Il 29 giugno di fronte al ministero del lavoro e dello sviluppo economico si è svolto un presidio partecipato da quasi trecento tra lavoratori, disoccupati e studenti a sostegno della vertenza FedEx contro la chiusura del sito di Piacenza e per la stabilizzazione dei lavoratori della manutenzione stradale delle province campane. La risposta delle istituzioni è stata imbarazzante, ma anche assolutamente chiarificatrice.


Nonostante fosse previsto un incontro con le istituzioni questo è arrivato effettivamente solo dopo 8 ore di presidio e l’occupazione di un cantiere adiacente al MISE. Già dalle 13:00 lavoratori e solidali da Piacenza, Napoli, Roma, Milano e Bologna si sono assiepati a ridosso dell’edificio sbarrato. Sì, sbarrato. Evidentemente le stesse istituzioni che avevano dato disponibilità per un incontro non erano presenti e, con il passare delle ore, i manifestanti hanno cominciato a mostrare segni di comprensibile malcontento facendo salire la tensione con le forze dell’ordine schierate con una mezza dozzina di blindati e decine di agenti in assetto antisommossa ed in borghese.

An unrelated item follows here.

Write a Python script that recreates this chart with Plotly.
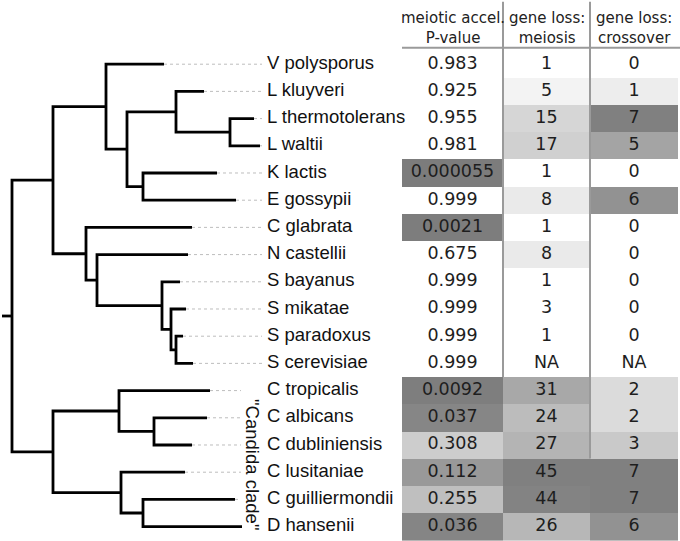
import plotly.graph_objects as go

# ---------------- data ----------------
species = ["V polysporus", "L kluyveri", "L thermotolerans", "L waltii", "K lactis",
           "E gossypii", "C glabrata", "N castellii", "S bayanus", "S mikatae",
           "S paradoxus", "S cerevisiae", "C tropicalis", "C albicans", "C dubliniensis",
           "C lusitaniae", "C guilliermondii", "D hansenii"]
# tip depth of each terminal branch (relative tree units)
tip_depth = [164, 204, 254, 260, 217, 236, 192, 188, 180, 186, 183, 193,
             210, 207, 192, 185, 235, 242]
p_value = [0.983, 0.925, 0.955, 0.981, 0.000055, 0.999, 0.0021, 0.675, 0.999, 0.999,
           0.999, 0.999, 0.0092, 0.037, 0.308, 0.112, 0.255, 0.036]
loss_meiosis = [1, 5, 15, 17, 1, 8, 1, 8, 1, 3, 1, None, 31, 24, 27, 45, 44, 26]
loss_crossover = [0, 1, 7, 5, 0, 6, 0, 0, 0, 0, 0, None, 2, 2, 3, 7, 7, 6]
candida_clade = ["C tropicalis", "C albicans", "C dubliniensis",
                 "C lusitaniae", "C guilliermondii", "D hansenii"]
column_headers = ["meiotic accel.<br>P-value", "gene loss:<br>meiosis", "gene loss:<br>crossover"]

# internal nodes: (name, [children], depth)
clades = [
    ("n_Lth_Lwa", ["L thermotolerans", "L waltii"], 230),
    ("n_Lkl", ["L kluyveri", "n_Lth_Lwa"], 176),
    ("n_Kla_Ego", ["K lactis", "E gossypii"], 143),
    ("n_Lach_Kla", ["n_Lkl", "n_Kla_Ego"], 127),
    ("n_Vpo", ["V polysporus", "n_Lach_Kla"], 106),
    ("n_Spa_Sce", ["S paradoxus", "S cerevisiae"], 176),
    ("n_Smi", ["S mikatae", "n_Spa_Sce"], 171),
    ("n_Sba", ["S bayanus", "n_Smi"], 162),
    ("n_Nca", ["N castellii", "n_Sba"], 97),
    ("n_Cgl", ["C glabrata", "n_Nca"], 86),
    ("n_Sacch", ["n_Vpo", "n_Cgl"], 53),
    ("n_Cal_Cdu", ["C albicans", "C dubliniensis"], 154),
    ("n_Ctr", ["C tropicalis", "n_Cal_Cdu"], 119),
    ("n_Cgu_Dha", ["C guilliermondii", "D hansenii"], 143),
    ("n_Clu", ["C lusitaniae", "n_Cgu_Dha"], 121),
    ("n_Candida", ["n_Ctr", "n_Clu"], 53),
    ("root", ["n_Sacch", "n_Candida"], 12),
]

# ---------------- layout constants ----------------
W, H = 680, 541
ROOT_STUB = 10
LEADER_END = 262
LEADER_END_CANDIDA = 241
LABEL_X = 267
COL_EDGES = [402, 503, 590, 678]
Y_RANGE = [17.53, -2.36]

# ---------------- tree geometry ----------------
xpos = {s: d for s, d in zip(species, tip_depth)}
ypos = {s: i for i, s in enumerate(species)}
for name, kids, d in clades:
    xpos[name] = d
    ypos[name] = sum(ypos[k] for k in kids) / len(kids)

tx, ty = [], []
for name, kids, d in clades:
    a, b = kids
    tx += [xpos[a], d, d, xpos[b], None]
    ty += [ypos[a], ypos[a], ypos[b], ypos[b], None]
tx += [xpos["root"] - ROOT_STUB, xpos["root"], None]
ty += [ypos["root"], ypos["root"], None]

lx, ly = [], []
for s in species:
    end = LEADER_END_CANDIDA if s in candida_clade else LEADER_END
    if xpos[s] < end:
        lx += [xpos[s], end, None]
        ly += [ypos[s], ypos[s], None]

fig = go.Figure()
fig.add_trace(go.Scatter(x=lx, y=ly, mode="lines", hoverinfo="skip",
                         line=dict(color="#bdbdbd", width=1, dash="dot")))
fig.add_trace(go.Scatter(x=tx, y=ty, mode="lines", hoverinfo="skip",
                         line=dict(color="black", width=2.8)))
fig.add_trace(go.Scatter(x=[LABEL_X] * len(species), y=list(range(len(species))),
                         mode="text", text=species, textposition="middle right",
                         hoverinfo="skip",
                         textfont=dict(family="Liberation Sans, Arial", size=18.5, color="#111")))

# ---------------- table ----------------
rows = list(range(len(species)))
cols = [
    (p_value, 0.0, 0.5, [[0, "rgb(124,124,124)"], [1, "rgb(255,255,255)"]],
     [format(v, "f").rstrip("0") for v in p_value]),
    (loss_meiosis, 0, 45, [[0, "rgb(255,255,255)"], [0.07, "rgb(255,255,255)"],
                           [0.11, "rgb(243,243,243)"], [1, "rgb(128,128,128)"]],
     ["NA" if v is None else str(v) for v in loss_meiosis]),
    (loss_crossover, 0, 7, [[0, "rgb(255,255,255)"], [1, "rgb(128,128,128)"]],
     ["NA" if v is None else str(v) for v in loss_crossover]),
]
centers = [(COL_EDGES[i] + COL_EDGES[i + 1]) / 2 for i in range(3)]
for i, (vals, zmin, zmax, cs, labels) in enumerate(cols):
    fig.add_trace(go.Heatmap(x=[COL_EDGES[i], COL_EDGES[i + 1]], y=rows,
                             z=[[v] for v in vals], zmin=zmin, zmax=zmax,
                             colorscale=cs, showscale=False, hoverinfo="skip"))
    fig.add_trace(go.Scatter(x=[centers[i]] * len(rows), y=rows, mode="text",
                             text=labels, textposition="middle center", hoverinfo="skip",
                             textfont=dict(family="DejaVu Sans, Verdana", size=17.5, color="#1e1e1e")))

for i, h in enumerate(column_headers):
    fig.add_annotation(x=centers[i], y=-1.32, xref="x", yref="y", text=h, showarrow=False,
                       xanchor="center", yanchor="middle",
                       font=dict(family="DejaVu Sans, Verdana", size=15, color="#222"))

grid = dict(type="line", xref="x", yref="y", line=dict(color="#9a9a9a", width=2), layer="above")
fig.add_shape(**grid, x0=COL_EDGES[0], x1=W, y0=-0.6, y1=-0.6)
fig.add_shape(**grid, x0=COL_EDGES[1], x1=COL_EDGES[1], y0=-2.3, y1=species.index("C tropicalis") - 0.5)
fig.add_shape(**grid, x0=COL_EDGES[2], x1=COL_EDGES[2], y0=-2.3, y1=species.index("C lusitaniae") - 0.5)

candida_y = sum(ypos[s] for s in candida_clade) / len(candida_clade)
fig.add_annotation(x=253, y=candida_y + 0.2, xref="x", yref="y", text='"Candida clade"',
                   showarrow=False, textangle=90, xanchor="center", yanchor="middle",
                   font=dict(family="Liberation Sans, Arial", size=18.5, color="#111"))

fig.update_layout(
    width=W, height=H, margin=dict(l=0, r=0, t=0, b=0),
    paper_bgcolor="white", plot_bgcolor="white", showlegend=False,
    xaxis=dict(range=[0, W], visible=False, fixedrange=True),
    yaxis=dict(range=Y_RANGE, visible=False, fixedrange=True),
)
fig.write_html("out.html", config={"displayModeBar": False, "staticPlot": True},
               post_script="document.body.style.margin='0px';")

Verso le 15:00, mentre arrivava la notizia che i ministri Orlando e Giorgetti non sarebbero potuti venire per impegni al consiglio dei ministri, i lavoratori, esausti si sono diretti in corteo verso l’adiacente piazza Barberini, intenzionati a raggiungere Palazzo Chigi, se necessario. La polizia si è così schierata bloccando il passaggio dei manifestanti e comprimendo la manifestazione su Via Molise mentre un gruppo di lavoratori campani occupava un cantiere adiacente allo stesso Ministero.

Servono altre interminabili ore perché una delegazione, verso le 21:00, sia ricevuta e si fissino nuove date per entrambe le vertenze. La reticenza dei ministri, l’aggressività delle forze dell’ordine e, dall’altro lato, la determinazione dei lavoratori e delle lavoratrici, a poche ore dalla giornata che sancirà definitivamente lo sblocco dei licenziamenti, rappresentano però con chiarezza feroce quanto il governo ed i padroni vogliano contrattare con la classe operaia su questioni di livello nazionale e locale.

La vergognosa ipocrisia di chiamare un incontro per poi ignorare centinaia di lavoratori mostra il vero volto della borghesia, a prescindere dalla insopportabili parole di cordoglio e preoccupazione per i pestaggi fuori dalle fabbriche, per le tragicamente numerose morti sul lavoro e, infine, per l’uccisione di un sindacalista fuori da un magazzino, durante uno sciopero.
Non è evidentemente attraverso il dialogo con una controparte simile che i lavoratori, oggi di FedEx o della manutenzione stradale di Napoli, domani tutti gli altri, riusciranno a strappare risultati concreti contro l’impoverimento, la disoccupazione e i diritti sociali e sindacali. No, sarà solo attraverso la maggiore unità ed organizzazione costruita attorno a queste vertenze più avanzate e trasversale alle sigle sindacali che potrà aprirsi un piccolo varco nel muro antioperaio eretto da confindustria e dal governo.
E dei passaggi sono già stati fatti in questa direzione, dopo la convergenza di diverse sigle del sindacalismo di base sulla risposta all’uccisione di Adil, nella stessa giornata della manifestazione di Roma delegazioni di Si Cobas, USB, ADL Cobas, CUB e altre sigle minori si incontravano proprio a Roma per costruire una data di sciopero nazionale a Ottobre. Questo passaggio, anche se non sufficiente, è necessario e deve puntare ad allargare il più possibile ai lavoratori e le lavoratrici iscritte alle sigle più combattive e meno compromesse ma anche diventare un perno di attrazione verso tutti gli altri e le altre, un agglomerato che riesca a denunciare le complicità delle burocrazie sindacali e degli interessi politici borghesi.
Oggi più che mai concedere sponde alle forze politiche che rappresentano i padroni sarebbe un errore enorme, bisogna invece lottare perché cresca e si organizzi, nelle pieghe del disastro sociale che i padroni stanno preparando, l’unica forza che quel disastro sociale può contrastarlo: quello della classe operaia organizzata.